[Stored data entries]
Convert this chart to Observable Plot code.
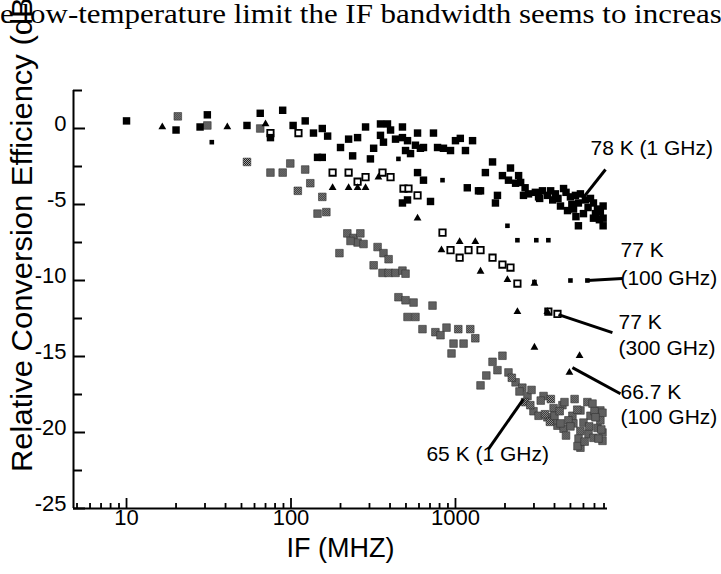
<!DOCTYPE html>
<html><head><meta charset="utf-8">
<script src="https://cdn.jsdelivr.net/npm/d3@7"></script>
<script src="https://cdn.jsdelivr.net/npm/@observablehq/plot@0.6"></script>
<style>
html,body{margin:0;padding:0;background:#fff;width:721px;height:574px;overflow:hidden;}
#wrap{position:relative;width:721px;height:574px;overflow:hidden;}
#topline{position:absolute;left:0;top:-2px;font-family:"Liberation Serif","Times New Roman",serif;font-size:28px;white-space:nowrap;line-height:32px;color:#000;transform:scaleX(1.105);transform-origin:0 0;}
#chart{position:absolute;left:0;top:0;}
</style></head><body>
<svg width="0" height="0" style="position:absolute"><defs>
<pattern id="stipple" width="2" height="2" patternUnits="userSpaceOnUse">
<rect width="2" height="2" fill="#b0b0b0"/><rect width="1" height="1" fill="#111"/><rect x="1" y="1" width="1" height="1" fill="#111"/>
</pattern></defs></svg>
<div id="wrap">
<div id="topline">e low-temperature limit the IF bandwidth seems to increas</div>
<div id="chart"></div>
</div>
<script>
// ---- data (IF in MHz, relative conversion efficiency in dB) ----
// 78 K (1 GHz): filled squares
const a78x = [10,20,31,28,54,65,89,75,103,122,137,155,167,200,224,254,284,237,304,318,350,386,350,365,403,432,476,511,476,497,533,571,612,639,588,735,778,845,933,1000,1070,1150,1270,145,155,588,639,1180,1380,476,511,705,1680,2160,1520,1930,2100,2420,2490,2320,1420,1800,1750,2780,3060,3380,3620,4050,4540,5000,5360,5750,4350,4800,5220,5590,6170,6620,6900,7300,7600,7900,7900,5590,6900,2590,3790,3200,2650,3250,3900,4200,4700,5100,6400,7100,7500,7900,6000,5400];
const a78y = [0.5,-0.1,0.9,0.1,0.2,1.0,1.2,-0.6,0.2,0.5,-0.3,0,-0.5,-1.25,-0.7,-0.6,0.1,-1.8,-2.0,-1.3,0.3,0.3,-0.45,-0.9,-0.1,-0.7,-0.6,-0.8,0.1,-1.45,-1.65,-1.1,-1.3,-1.25,-0.3,-0.3,-1.25,-1.3,-1.45,-0.8,-0.65,-1.45,-0.8,-1.9,-1.9,-2.9,-3.4,-3.9,-4.1,-4.9,-4.7,-4.8,-2.2,-2.6,-2.9,-3.1,-3.4,-3.1,-3.55,-3.6,-4.1,-4.4,-4.9,-4.3,-4.2,-4.1,-4.4,-4.3,-3.95,-4.5,-4.4,-4.3,-5.1,-5.4,-5.3,-4.9,-4.7,-4.6,-4.9,-5.3,-5.5,-5.9,-6.4,-6.4,-5.9,-4.4,-4.1,-4.5,-3.9,-4.6,-4.7,-4.6,-4.2,-5.0,-5.2,-5.6,-6.0,-5.1,-5.6,-5.8];
// 77 K (100 GHz): small filled squares
const b77x = [33,450,834,2070,2380,3100,3670,3020,5000,6340];
const b77y = [-0.9,-2.0,-3.4,-6.4,-7.35,-7.35,-7.35,-10.1,-10.0,-10.0];
// 77 K (300 GHz): open squares
const c77x = [75,111,179,224,254,284,360,403,483,518,588,834,933,1060,1200,1420,1680,1930,2160,2380,3670,4170];
const c77y = [-0.3,-0.3,-2.9,-2.9,-3.5,-3.2,-2.9,-3.2,-3.95,-3.95,-4.4,-6.85,-8.0,-8.5,-8.0,-8.0,-8.5,-8.95,-9.15,-10.2,-12.05,-12.2];
// 66.7 K (100 GHz): filled triangles
const d67x = [16.5,41,70,179,224,254,284,340,588,822,1060,1320,1420,2070,3020,2380,3620,3020,5680,4930];
const d67y = [0.1,0.1,0.3,-3.9,-3.9,-3.9,-3.9,-3.2,-5.9,-8.0,-7.45,-7.45,-9.4,-9.95,-10.2,-12.05,-12.05,-14.4,-14.95,-16.05];
// 65 K (1 GHz): grey stippled symbols
const e65x = [20.5,31,65,54,75,89,99,122,131,110,155,145,164,220,240,264,254,276,230,197,336,365,392,318,360,392,432,476,497,450,497,556,511,571,725,630,755,811,882,1040,1230,1320,973,1120,946,1930,1680,1800,2100,1540,1420,2320,2550,2740,2980,3430,3950,3620,4470,4170,4540,5140,5750,6340,6620,5750,6440,7300,7600,7830,5750,6900,7600,7830,3950,5210,4860,5600,5520,6810,7830,6000,4350,2200,2450,2650,2850,3200,3300,3500,3750,4000,4300,4600,4700,5000,5300,5500,6100,6500,7000,7100,7400,7700,3800,2900];
const e65y = [0.8,0.2,0,-2.2,-2.9,-2.9,-2.3,-2.7,-3.6,-4.1,-4.5,-5.6,-5.5,-6.9,-7.2,-6.9,-7.5,-7.6,-7.4,-8.2,-7.8,-8.2,-8.6,-9.0,-9.5,-9.5,-9.5,-9.35,-9.55,-11.1,-11.3,-11.45,-12.4,-12.4,-11.65,-13.2,-13.4,-13.6,-13.1,-13.2,-13.2,-13.8,-14.15,-14.15,-14.8,-14.95,-15.35,-15.9,-16.05,-16.25,-16.9,-16.7,-17.05,-17.6,-18.6,-17.6,-18.4,-19.0,-18.2,-19.55,-19.75,-18.9,-18.55,-18.0,-18.9,-19.9,-20.1,-19.7,-19.2,-20.0,-21.0,-20.35,-18.55,-20.55,-19.2,-19.4,-19.2,-20.4,-20.9,-18.1,-18.7,-19.35,-19.4,-16.4,-17.3,-18.0,-18.2,-18.9,-17.9,-18.8,-19.3,-18.9,-18.6,-18.0,-20.2,-19.6,-17.8,-18.5,-20.6,-19.6,-18.6,-19.0,-20.4,-19.8,-17.8,-17.2];

// annotations (labels right of the curves, and the centred 65 K label)
const annoText = ["78 K (1 GHz)","77 K","(100 GHz)","77 K","(300 GHz)","66.7 K","(100 GHz)"];
const annoX = [6620,10070,10070,9800,9800,10070,10070];
const annoY = [-1.32,-8.03,-9.87,-12.77,-14.48,-17.38,-19.02];
const anno65Text = ["65 K (1 GHz)"];
const anno65X = [1570];
const anno65Y = [-21.4];
const leadX1 = [5920,6340,4230,5140,2590];
const leadY1 = [-4.61,-10.0,-12.24,-15.73,-17.8];
const leadX2 = [8170,10350,9000,10070,1590];
const leadY2 = [-2.70,-9.87,-13.43,-17.45,-21.07];

// axes
const xMajor = [10,100,1000];
const xMajorLabels = ["10","100","1000"];
const xMinor = [5,6,7,8,9,20,30,40,50,60,70,80,90,200,300,400,500,600,700,800,900,2000,3000,4000,5000,6000,7000,8000];
const yMajor = [0,-5,-10,-15,-20,-25];
const yMajorLabels = ["0","-5","-10","-15","-20","-25"];
const yMinor = [2.5,-2.5,-7.5,-12.5,-17.5,-22.5];
const xDomain = [4.76, 8400];
const yDomain = [-25, 2.5];
const xTitle = "IF (MHZ)";
const yTitle = "Relative Conversion Efficiency (dB)";

const zip = (xs, ys) => xs.map((x, i) => ({x, y: ys[i]}));
const A = zip(a78x, a78y), B = zip(b77x, b77y), C = zip(c77x, c77y), D = zip(d67x, d67y), E = zip(e65x, e65y);
const annos = annoText.map((t, i) => ({t, x: annoX[i], y: annoY[i]}));
const annos65 = anno65Text.map((t, i) => ({t, x: anno65X[i], y: anno65Y[i]}));
const leads = leadX1.map((x1, i) => ({x1, y1: leadY1[i], x2: leadX2[i], y2: leadY2[i]}));

const FONT = "'Liberation Sans', Arial, Helvetica, sans-serif";
const chart = Plot.plot({
  width: 721, height: 574,
  marginLeft: 73, marginRight: 114, marginTop: 90, marginBottom: 66,
  style: {background: "transparent", fontFamily: FONT, color: "#000", overflow: "visible"},
  x: {type: "log", domain: xDomain, axis: null},
  y: {domain: yDomain, axis: null},
  marks: [
    Plot.ruleX([xDomain[0]], {strokeWidth: 2}),
    Plot.ruleY([yDomain[0]], {strokeWidth: 2}),
    Plot.tickY(yMajor, {y: d => d, insetRight: 522, strokeWidth: 2}),
    Plot.tickY(yMinor, {y: d => d, insetRight: 525, strokeWidth: 2}),
    Plot.tickX(xMajor, {x: d => d, insetTop: 408, strokeWidth: 1.8}),
    Plot.tickX(xMinor, {x: d => d, insetTop: 413, strokeWidth: 1.8}),
    Plot.text(yMajor, {y: d => d, text: (d, i) => yMajorLabels[i], frameAnchor: "left", textAnchor: "end", dx: -7, dy: -5, fontSize: 22}),
    Plot.text(xMajor, {x: d => d, text: (d, i) => xMajorLabels[i], frameAnchor: "bottom", lineAnchor: "top", dy: 1, fontSize: 22}),
    Plot.text([xTitle], {text: d => d, frameAnchor: "bottom", textAnchor: "middle", dy: 48, fontSize: 27}),
    Plot.text([yTitle], {text: d => d, frameAnchor: "left", textAnchor: "middle", rotate: -90, dx: -51, dy: -70, fontSize: 30, className: "ytitle"}),
    // data
    Plot.dot(E, {x: "x", y: "y", symbol: "square", r: 4.3, fill: "url(#stipple)", stroke: "#333", strokeWidth: 0.6}),
    Plot.dot(C, {x: "x", y: "y", symbol: "square", r: 3.6, fill: "white", stroke: "black", strokeWidth: 1.8}),
    Plot.dot(A, {x: "x", y: "y", symbol: "square", r: 4.2, fill: "black"}),
    Plot.dot(B, {x: "x", y: "y", symbol: "square", r: 2.6, fill: "black"}),
    Plot.dot(D, {x: "x", y: "y", symbol: "triangle", r: 2.9, fill: "black"}),
    // annotations
    Plot.link(leads, {x1: "x1", y1: "y1", x2: "x2", y2: "y2", strokeWidth: 3, stroke: "black"}),
    Plot.text(annos, {x: "x", y: "y", text: "t", textAnchor: "start", fontSize: 21}),
    Plot.text(annos65, {x: "x", y: "y", text: "t", textAnchor: "middle", fontSize: 21})
  ]
});
// stretch the rotated y title along its baseline, as in the scanned figure
d3.select(chart).selectAll(".ytitle text")
  .attr("textLength", 485).attr("lengthAdjust", "spacingAndGlyphs");
document.getElementById("chart").appendChild(chart);
</script>
</body></html>
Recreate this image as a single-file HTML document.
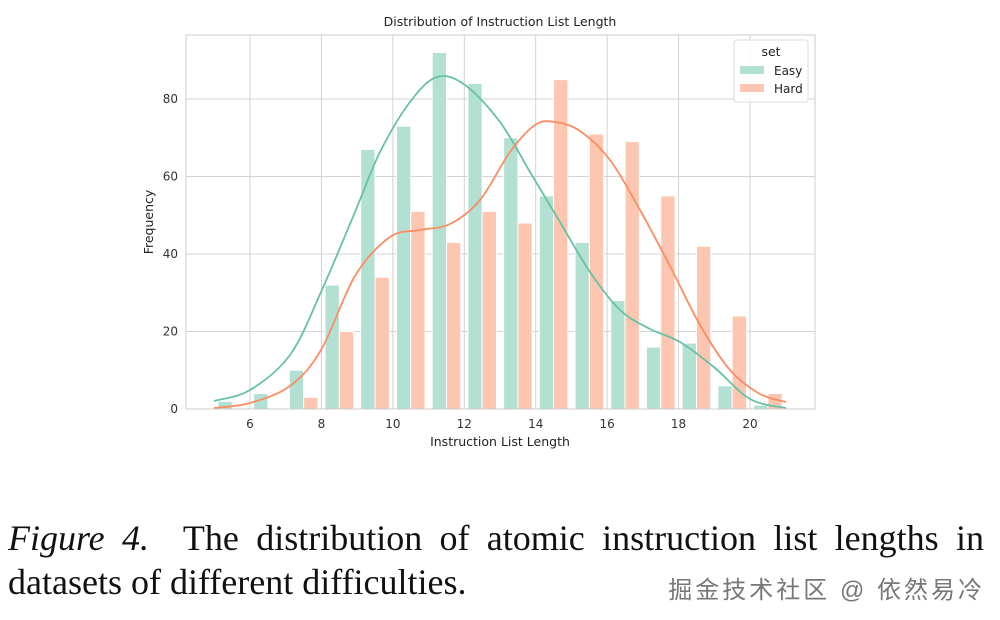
<!DOCTYPE html>
<html><head><meta charset="utf-8"><style>
body{margin:0;background:#fff;width:1000px;height:620px;overflow:hidden;position:relative}
svg{position:absolute;left:0;top:0}
.cap{position:absolute;left:8px;width:976px;font-family:"Liberation Serif",serif;font-size:36px;color:#111;line-height:46px;white-space:nowrap}
.l1{top:515px;text-align:justify;text-align-last:justify}
.l2{top:559px}
.wm{position:absolute;right:15px;top:570px;font-family:"Liberation Sans","Noto Sans CJK SC",sans-serif;font-size:24px;letter-spacing:3px;color:#777}
</style></head><body>
<svg id="s" width="1000" height="470" font-family="DejaVu Sans, sans-serif">
<g id="grid" stroke="#d3d3d3" stroke-width="1"></g>
<g id="bars"></g>
<path id="ke" fill="none" stroke="#66c2a5" stroke-width="1.8"/>
<path id="kh" fill="none" stroke="#fc8d62" stroke-width="1.8"/>
<rect x="186" y="35" width="629" height="374" fill="none" stroke="#ccc"/>
<g id="ticks" font-size="12" fill="#333"></g>
<text x="500" y="26" font-size="12.5" text-anchor="middle" fill="#222">Distribution of Instruction List Length</text>
<text x="500" y="446" font-size="12.5" text-anchor="middle" fill="#222">Instruction List Length</text>
<text transform="translate(153,222) rotate(-90)" font-size="12.5" text-anchor="middle" fill="#222">Frequency</text>
<rect x="734" y="40" width="74" height="62" rx="3" fill="#fff" fill-opacity="0.85" stroke="#ddd"/>
<text x="771" y="56" font-size="12.5" text-anchor="middle" fill="#222">set</text>
<rect x="740" y="66" width="24" height="8" fill="#b2e0d2"/>
<rect x="740" y="84" width="24" height="8" fill="#fdc6b0"/>
<text x="774" y="75" font-size="12" fill="#222">Easy</text>
<text x="774" y="93" font-size="12" fill="#222">Hard</text>
</svg>
<div class="cap l1"><i>Figure 4.</i>&nbsp; The distribution of atomic instruction list lengths in</div>
<div class="cap l2">datasets of different difficulties.</div>
<div class="wm">掘金技术社区 @ 依然易冷</div>
<script>
const X=v=>250+(v-6)*500/14, Y=v=>409-v*3.875, ns="http://www.w3.org/2000/svg";
function el(p,t,a){const e=document.createElementNS(ns,t);for(const k in a)e.setAttribute(k,a[k]);document.getElementById(p).appendChild(e);return e;}
for(let v=6;v<=20;v+=2){el("grid","line",{x1:X(v),x2:X(v),y1:35,y2:409});const t=el("ticks","text",{x:X(v),y:428,"text-anchor":"middle"});t.textContent=v;}
for(let v=0;v<=80;v+=20){el("grid","line",{x1:186,x2:815,y1:Y(v),y2:Y(v)});const t=el("ticks","text",{x:178,y:Y(v)+4,"text-anchor":"end"});t.textContent=v;}
const E=[2,4,10,32,67,73,92,84,70,55,43,28,16,17,6,1],H=[0,0,3,20,34,51,43,51,48,85,71,69,55,42,24,4];
for(let i=0;i<16;i++){const x0=X(5+i)+3.6,w=14.3;
el("bars","rect",{x:x0,y:Y(E[i]),width:w,height:E[i]*3.875,fill:"#b2e0d2",stroke:"#fff","stroke-width":1});
if(H[i])el("bars","rect",{x:x0+w,y:Y(H[i]),width:w,height:H[i]*3.875,fill:"#fdc6b0",stroke:"#fff","stroke-width":1});}
function cr(p){let d="M"+p[0];for(let i=0;i<p.length-1;i++){const a=p[i-1]||p[i],b=p[i],c=p[i+1],e=p[i+2]||c;
d+=` C${b[0]+(c[0]-a[0])/6},${b[1]+(c[1]-a[1])/6} ${c[0]-(e[0]-b[0])/6},${c[1]-(e[1]-b[1])/6} ${c[0]},${c[1]}`;}return d;}
document.getElementById("ke").setAttribute("d",cr([[214,401],[250,390],[290,355],[321,292],[355,212],[380,152],[410,102],[437,77],[465,85],[500,122],[530,172],[560,222],[590,272],[620,310],[650,329],[680,342],[715,368],[750,399],[786,408]]));
document.getElementById("kh").setAttribute("d",cr([[214,408],[250,403],[290,386],[321,350],[355,276],[390,237],[420,230],[450,224],[480,200],[510,152],[535,125],[555,122],[580,131],[610,160],[640,210],[670,266],[700,325],[730,370],[760,394],[786,402]]));
</script>
</body></html>
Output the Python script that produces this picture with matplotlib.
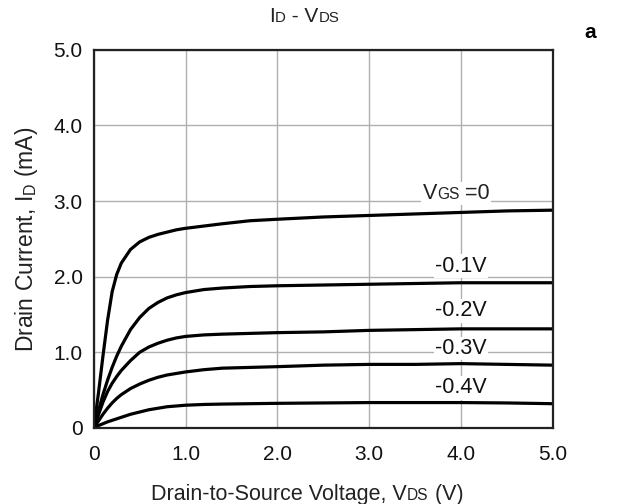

Short exercise >> In the records above, find each line holding "this" and copy it.

Task answer >>
Convert this chart to Observable Plot code.
Recreate this image as a single-file HTML document.
Output the Python script that produces this picture with matplotlib.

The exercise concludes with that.